Evaluating the pathos

The evaluation of the logos and the ethos of the preached message are only two of the three parts of the communication of the eternal Word to one’s contemporary audience. One can rank the logos and the ethos of a message in a grid of nine options. Finally, one must also evaluate the perceived pathos of the message. This adds a third dimension to the evaluation process, enabling anyone to assign the sermon to one of twenty-seven options, as in the figure below:

The pathos of a message is the ability of the speaker to connect with his or her audience. It is the perceived authenticity of the speaker. What allows an audience to receive a message depends on the perception of the speaker as one worth listening to, one who can hold the audience’s attention. The pathos of Christian Spiritual formation is the authentic, Spirit formed conveyor of God’s logos in the contemporary ethos. The goal is to be in the one quadrant that would have the message be the authentic logos, in the authentic ethos with authentic pathos. 

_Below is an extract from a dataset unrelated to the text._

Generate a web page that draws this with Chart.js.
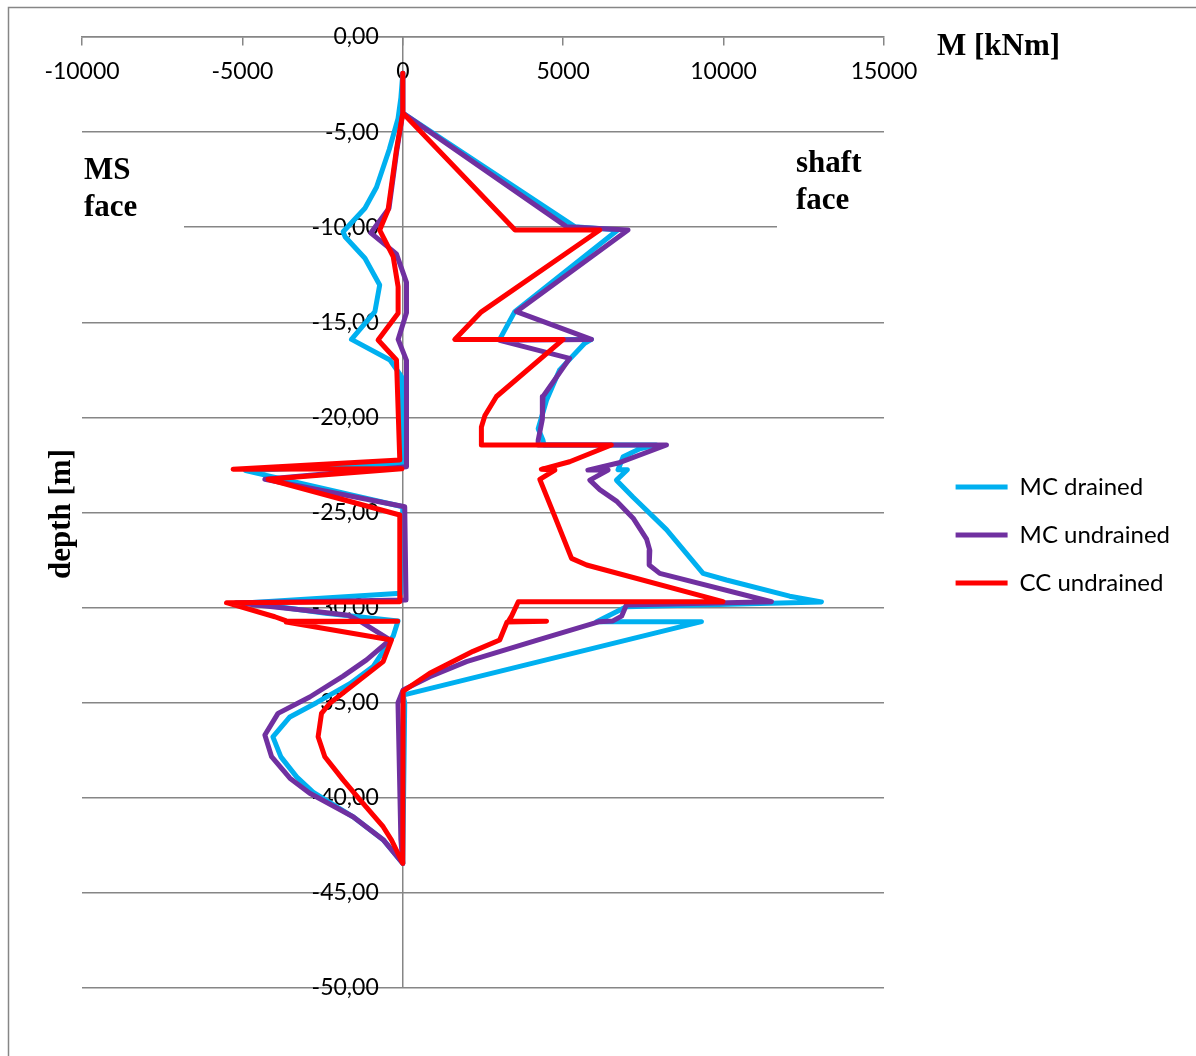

Here then, is a tool to evaluate the full measure of a given message. After hearing a message, my wife, Liz and I will ask each other, "So, how was the message: logos? ethos? pathos?" Then we will rate it as high, medium or low on each dimension. The serious conveyor of God's Word must aim for the only acceptable square out of the 27 possibilities. Only that would be the proclamation of God's authentic Word to the authentic contemporary audience by an authentically reliable proclaimer. And, only that will lead to kind of authentic Spiritual formation in the lives of the hearers we want from preaching.

Some believe this contemporary generation will not accept a hearing of God's Word proclaimed. Darrell Johnson of Regent College comments, "The younger generation, in preaching, is looking for authenticity in the communicator; the communicator having something to say that they don’t hear anywhere else, and the communicator treating young people as smart and not dumbing it down and buying into the television view of a young person. I think (being) given the chance to enter into a text and engage that text is what young people are looking for, and (it) is much more powerful than the “pabulum” that they are given. And I think young people would flock to a church where, either young or old, a communicator was to do that."